'Lost' film predicting rise of Nazism returns to screen
- Published
A silent film from 1924 predicting the rise of Nazism was found in a Paris flea market in 2015 after being lost for decades. Thanks to a huge fundraising campaign, it has now been restored and returned to cinemas, reports the BBC's Bethany Bell in Vienna.
An Orthodox Jew is set upon by three taunting men.
A woman shopping at a market stall becomes outraged at the high prices. She starts pelting a passing Jewish man with fruit.
Later, huge protesting crowds gather outside the chancellor's office. Inside, the leader consults with an adviser. "It is awful to expel the Jews," he says. "But one must satisfy the people."
The incidents portrayed in the Austrian film The City Without Jews (Die Stadt Ohne Juden) are eerily prophetic.
It was made nearly 20 years before the Holocaust, at a time when the Nazi party was banned in Austria, and when Adolf Hitler was in jail in Germany, working on his book Mein Kampf.
'Growing anti-Semitism'
The film tells the story of a city that expels all of its Jews. They are made the scapegoats for rising prices and unemployment.
It is based on a dystopian, satirical novel by the Austrian Jewish writer and journalist, Hugo Bettauer.
"At the beginning of the 1920s, just after Austria's First Republic was founded, political anti-Semitism was growing incredibly, much more than during the monarchy," says Nikolaus Wostry, director of collections at the Filmarchiv Austria.
Bettauer was trying to combat rising intolerance and racism, at a time when Jews displaced after World War One were arriving in Vienna.
"Hugo Bettauer was a person who really tried to make society more tolerant - towards Jews, towards homosexuals, toward women taking part in political life," says Mr Wostry.
"That all brought him into big conflicts with the right wing in Austrian society, which was quite dominant at that time."
'Grotesque' murder
Adapted for the screen by Austrian director HK Breslauer, the City Without Jews premiered in Vienna in 1924.
The film was a success, screened in the five biggest cinemas in Vienna, Mr Wostry says.
"But then the political right reacted against it."
Less than a year after the film was made, Hugo Bettauer was killed by a Nazi, called Otto Rothstock, following a hate campaign against him.
"His private address was published and in the newspapers, it was explicitly said that such a person shouldn't be part of society."
Mr Wostry says the court case against Rothstock was "grotesque". The murderer escaped with a very short sentence.
Desperate goodbyes
Watching it now, the film's scenes of the expulsion are some of the most haunting and prescient.

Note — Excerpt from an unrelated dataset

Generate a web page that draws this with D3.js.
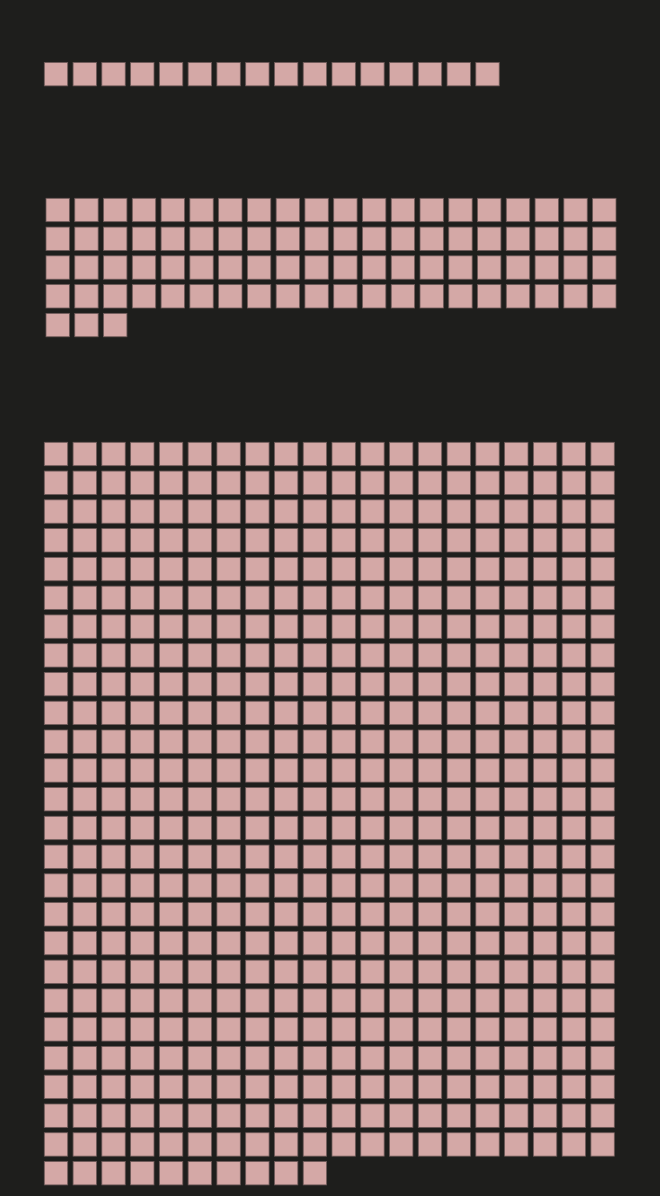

The city's Jews are told to leave by Christmas Day. Some of the poorer people leave on foot, accompanied by soldiers with bayonets. Whole communities walk slowly through the snow, some on crutches, some carrying Torah scrolls from the synagogues.

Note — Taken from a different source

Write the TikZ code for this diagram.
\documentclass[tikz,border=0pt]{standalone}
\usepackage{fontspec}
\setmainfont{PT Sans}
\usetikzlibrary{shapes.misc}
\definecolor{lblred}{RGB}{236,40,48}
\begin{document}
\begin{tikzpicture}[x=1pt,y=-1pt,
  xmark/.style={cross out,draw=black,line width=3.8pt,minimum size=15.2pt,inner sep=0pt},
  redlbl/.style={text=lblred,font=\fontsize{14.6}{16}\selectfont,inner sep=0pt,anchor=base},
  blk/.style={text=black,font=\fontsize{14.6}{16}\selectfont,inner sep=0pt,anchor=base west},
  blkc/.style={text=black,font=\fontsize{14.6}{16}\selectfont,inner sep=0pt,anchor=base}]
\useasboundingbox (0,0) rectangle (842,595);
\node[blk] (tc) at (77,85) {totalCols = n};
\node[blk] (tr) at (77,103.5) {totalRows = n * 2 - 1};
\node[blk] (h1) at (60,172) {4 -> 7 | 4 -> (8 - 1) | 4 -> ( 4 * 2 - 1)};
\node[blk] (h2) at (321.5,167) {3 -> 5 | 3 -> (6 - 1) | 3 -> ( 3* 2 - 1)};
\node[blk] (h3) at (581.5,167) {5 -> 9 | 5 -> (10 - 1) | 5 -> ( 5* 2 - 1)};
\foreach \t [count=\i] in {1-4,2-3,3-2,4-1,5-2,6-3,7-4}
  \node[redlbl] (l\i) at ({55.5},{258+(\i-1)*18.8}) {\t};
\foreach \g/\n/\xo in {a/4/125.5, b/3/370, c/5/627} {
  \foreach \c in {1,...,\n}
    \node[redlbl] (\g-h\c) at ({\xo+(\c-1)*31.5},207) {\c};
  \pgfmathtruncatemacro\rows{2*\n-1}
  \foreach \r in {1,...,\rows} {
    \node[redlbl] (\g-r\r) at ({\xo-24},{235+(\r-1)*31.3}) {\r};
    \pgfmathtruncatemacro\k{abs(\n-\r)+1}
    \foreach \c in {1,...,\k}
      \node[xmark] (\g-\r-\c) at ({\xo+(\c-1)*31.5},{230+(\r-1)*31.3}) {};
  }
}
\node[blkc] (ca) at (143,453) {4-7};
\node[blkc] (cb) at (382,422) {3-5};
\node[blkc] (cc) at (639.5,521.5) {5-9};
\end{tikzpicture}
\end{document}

Others leave by train. Desperate goodbyes take place on the platforms. A Jewish father embraces his little daughter, who is staying behind with her Christian mother.
In reality, some six million Jews in Nazi-occupied Europe were rounded up and killed in the Holocaust. Many others fled abroad.

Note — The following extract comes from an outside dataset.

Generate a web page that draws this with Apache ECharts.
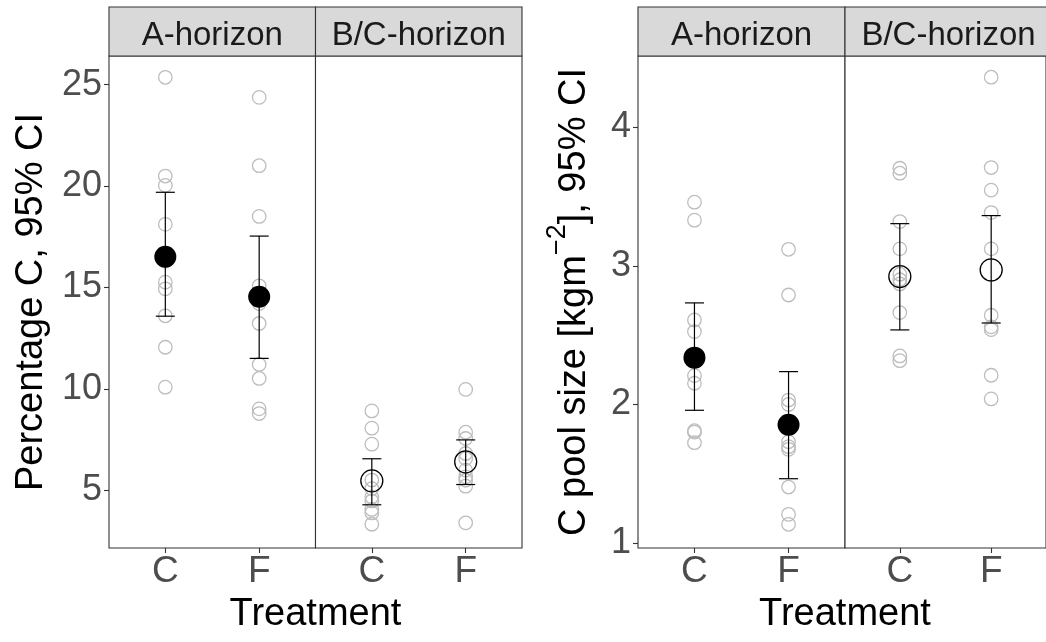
<!DOCTYPE html>
<html>
<head>
<meta charset="utf-8">
<script src="https://cdn.jsdelivr.net/npm/echarts@6/dist/echarts.min.js"></script>
<style>
html,body{margin:0;padding:0;background:#fff;}
#chart{width:1046px;height:642px;}
</style>
</head>
<body>
<div id="chart"></div>
<script>
// ---------- data ----------
const treatments = ['C', 'F'];
const horizons = ['A-horizon', 'B/C-horizon'];
const xTitle = 'Treatment';

// Percentage C: individual observations
const pctA_C = [25.36, 20.49, 20.03, 18.11, 16.3, 15.26, 14.93, 13.60, 12.05, 10.08];
const pctA_F = [24.37, 21.0, 18.5, 15.08, 14.2, 13.22, 11.2, 10.51, 9.01, 8.78];
const pctB_C = [8.91, 8.06, 7.27, 5.5, 5.08, 4.67, 4.47, 4.05, 3.88, 3.32];
const pctB_F = [9.97, 7.86, 7.55, 6.81, 6.56, 5.99, 5.66, 5.49, 5.20, 3.39];
// Percentage C: mean and 95% CI  (C, F)
const pctMeanA = [16.51, 14.54];
const pctLowA  = [13.58, 11.50];
const pctHighA = [19.69, 17.53];
const pctMeanB = [5.46, 6.40];
const pctLowB  = [4.28, 5.28];
const pctHighB = [6.55, 7.48];
const pctTicks = [5, 10, 15, 20, 25];

// C pool size: individual observations
const poolA_C = [3.46, 3.33, 2.61, 2.526, 2.208, 2.153, 1.811, 1.80, 1.724];
const poolA_F = [3.12, 2.79, 2.032, 2.0, 1.731, 1.695, 1.676, 1.404, 1.207, 1.135];
const poolB_C = [3.705, 3.669, 3.32, 3.123, 2.94, 2.90, 2.87, 2.663, 2.35, 2.316];
const poolB_F = [4.362, 3.71, 3.547, 3.385, 3.123, 2.644, 2.56, 2.54, 2.211, 2.04];
// C pool size: mean and 95% CI (C, F)
const poolMeanA = [2.338, 1.854];
const poolLowA  = [1.958, 1.464];
const poolHighA = [2.733, 2.237];
const poolMeanB = [2.923, 2.971];
const poolLowB  = [2.538, 2.588];
const poolHighB = [3.305, 3.363];
const poolTicks = [1, 2, 3, 4];

// ---------- layout ----------
const FONT = "'Liberation Sans', Arial, Helvetica, sans-serif";
const TOP = 56, H = 492, STRIP_TOP = 7;
const panels = [
  { lefts: [109, 315.5], width: 206.5, ymin: 2.15, ymax: 26.41, ticks: pctTicks,
    raw: [[pctA_C, pctA_F], [pctB_C, pctB_F]],
    mean: [pctMeanA, pctMeanB], low: [pctLowA, pctLowB], high: [pctHighA, pctHighB],
    name: 'Percentage C, 95% CI', nameGap: 58 },
  { lefts: [638, 845], width: 207, ymin: 0.964, ymax: 4.515, ticks: poolTicks,
    raw: [[poolA_C, poolA_F], [poolB_C, poolB_F]],
    mean: [poolMeanA, poolMeanB], low: [poolLowA, poolLowB], high: [poolHighA, poolHighB],
    name: '{a|C pool size [kgm}{s|\u22122}{a|], 95% CI}', nameGap: 44 }
];

const grids = [], xAxes = [], yAxes = [], series = [], graphics = [];
let gi = 0;
panels.forEach((p, pi) => {
  p.lefts.forEach((left, fi) => {
    grids.push({ left: left, top: TOP, width: p.width, height: H, show: true,
      borderColor: '#333333', borderWidth: 1.1, backgroundColor: '#ffffff', containLabel: false });
    xAxes.push({ type: 'value', gridIndex: gi, min: 0.4, max: 2.6,
      axisLine: { show: false }, splitLine: { show: false },
      axisTick: { show: true, customValues: [1, 2], length: 5, lineStyle: { color: '#333333', width: 1.1 } },
      axisLabel: { show: true, customValues: [1, 2], margin: 5, fontSize: 37, fontFamily: FONT, color: '#4d4d4d',
        formatter: v => treatments[Math.round(v) - 1] } });
    const first = fi === 0;
    yAxes.push({ type: 'value', gridIndex: gi, min: p.ymin, max: p.ymax,
      axisLine: { show: false }, splitLine: { show: false },
      axisTick: { show: first, customValues: p.ticks, length: 5, lineStyle: { color: '#333333', width: 1.1 } },
      axisLabel: { show: first, customValues: p.ticks, margin: 7, fontSize: 36, fontFamily: FONT, color: '#4d4d4d' },
      name: first ? p.name : '', nameLocation: 'middle', nameGap: p.nameGap,
      nameTextStyle: { fontSize: 38, fontFamily: FONT, color: '#000',
        rich: { a: { fontSize: 38, fontFamily: FONT, color: '#000', lineHeight: 50, verticalAlign: 'bottom' },
                s: { fontSize: 27, fontFamily: FONT, color: '#000', lineHeight: 50, verticalAlign: 'top' } } } });

    // raw observations
    const rawData = [];
    p.raw[fi].forEach((arr, ti) => arr.forEach(v => rawData.push([ti + 1, v])));
    series.push({ type: 'scatter', xAxisIndex: gi, yAxisIndex: gi, data: rawData, symbol: 'circle', symbolSize: 13.5,
      itemStyle: { color: 'rgba(0,0,0,0)', borderColor: '#bdbdbd', borderWidth: 1.3, opacity: 1 }, silent: true, z: 2 });
    // error bars
    const ebData = treatments.map((t, ti) => [ti + 1, p.low[fi][ti], p.high[fi][ti]]);
    series.push({ type: 'custom', xAxisIndex: gi, yAxisIndex: gi, data: ebData, encode: { x: 0, y: [1, 2] }, z: 3,
      renderItem: (params, api) => {
        const x = api.value(0);
        const t = api.coord([x, api.value(2)]);
        const b = api.coord([x, api.value(1)]);
        const w = 9.5, st = { stroke: '#000', lineWidth: 1.2 };
        return { type: 'group', children: [
          { type: 'line', shape: { x1: t[0], y1: t[1], x2: b[0], y2: b[1] }, style: st },
          { type: 'line', shape: { x1: t[0] - w, y1: t[1], x2: t[0] + w, y2: t[1] }, style: st },
          { type: 'line', shape: { x1: b[0] - w, y1: b[1], x2: b[0] + w, y2: b[1] }, style: st }
        ] };
      } });
    // means
    const meanData = treatments.map((t, ti) => [ti + 1, p.mean[fi][ti]]);
    series.push({ type: 'scatter', xAxisIndex: gi, yAxisIndex: gi, data: meanData, symbol: 'circle', symbolSize: 22, z: 4,
      itemStyle: fi === 0 ? { color: '#000', opacity: 1 } : { color: 'rgba(0,0,0,0)', borderColor: '#000', borderWidth: 1.3, opacity: 1 } });

    // strip
    graphics.push({ type: 'rect', shape: { x: left, y: STRIP_TOP, width: p.width, height: TOP - STRIP_TOP },
      style: { fill: '#d9d9d9', stroke: '#333333', lineWidth: 1.1 }, z: 10 });
    graphics.push({ type: 'text', x: left + p.width / 2, y: 36,
      style: { text: horizons[fi], fontSize: 33, fontFamily: FONT, fill: '#1a1a1a', align: 'center', verticalAlign: 'middle' }, z: 11 });
    gi++;
  });
  // x title
  graphics.push({ type: 'text', x: p.lefts[0] + p.width, y: 615,
    style: { text: xTitle, fontSize: 38, fontFamily: FONT, fill: '#000', align: 'center', verticalAlign: 'middle' }, z: 11 });
});

const chart = echarts.init(document.getElementById('chart'), null, { renderer: 'canvas' });
chart.setOption({
  backgroundColor: '#ffffff',
  animation: false,
  grid: grids, xAxis: xAxes, yAxis: yAxes, series: series,
  graphic: { elements: graphics }
});
</script>
</body>
</html>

One of the actors in the film, Hans Moser, one of Austria's most famous film stars at the time, was married to a Jewish woman.
When the Nazis took over in 1938, he refused to divorce her, writing personally to Adolf Hitler, who was one of his biggest fans, asking for clemency.
She eventually emigrated to Hungary and they were reunited after the war.
Meanwhile, the film itself went missing as silent films fell from favour.
"At the end of the silent period, silent films couldn't be distributed any longer and the only way to make a profit was to destroy them and to take the silver, to use the plastic," says Mr Wostry.
"Worldwide 90% of our silent film heritage is lost."
'Growing relevance'
An incomplete and very damaged version was found in the Netherlands in 1991. Then in 2015, the whole film was rediscovered by a collector in a flea-market in Paris.
The Austrian Film Archive organised a crowd-funding campaign to save it. More than 700 people contributed more than €86,000 (£72,000; $107,000) to it. The film has now been digitally restored and re-released.
It is being screened in Vienna before going on a tour around Austria and reaching European cities including London later this year, where audiences will be able to watch it accompanied by a new score performed live.
Nikolaus Wostry says the movie should be considered "one of the strongest anti-Nazi-statements of the silent film period".
In the film, after the Jews leave, the city celebrates with fireworks. But life soon gets worse. International trade and the economy suffer, and the city's beloved cafes get turned into simple beer halls.
The chancellor eventually invites the Jews back home. Lovers and mixed Christian and Jewish families are reunited.
"It is a statement against excluding people on the grounds of their religion or race from society and has in this respect a growing relevance again for our time," says Mr Wostry.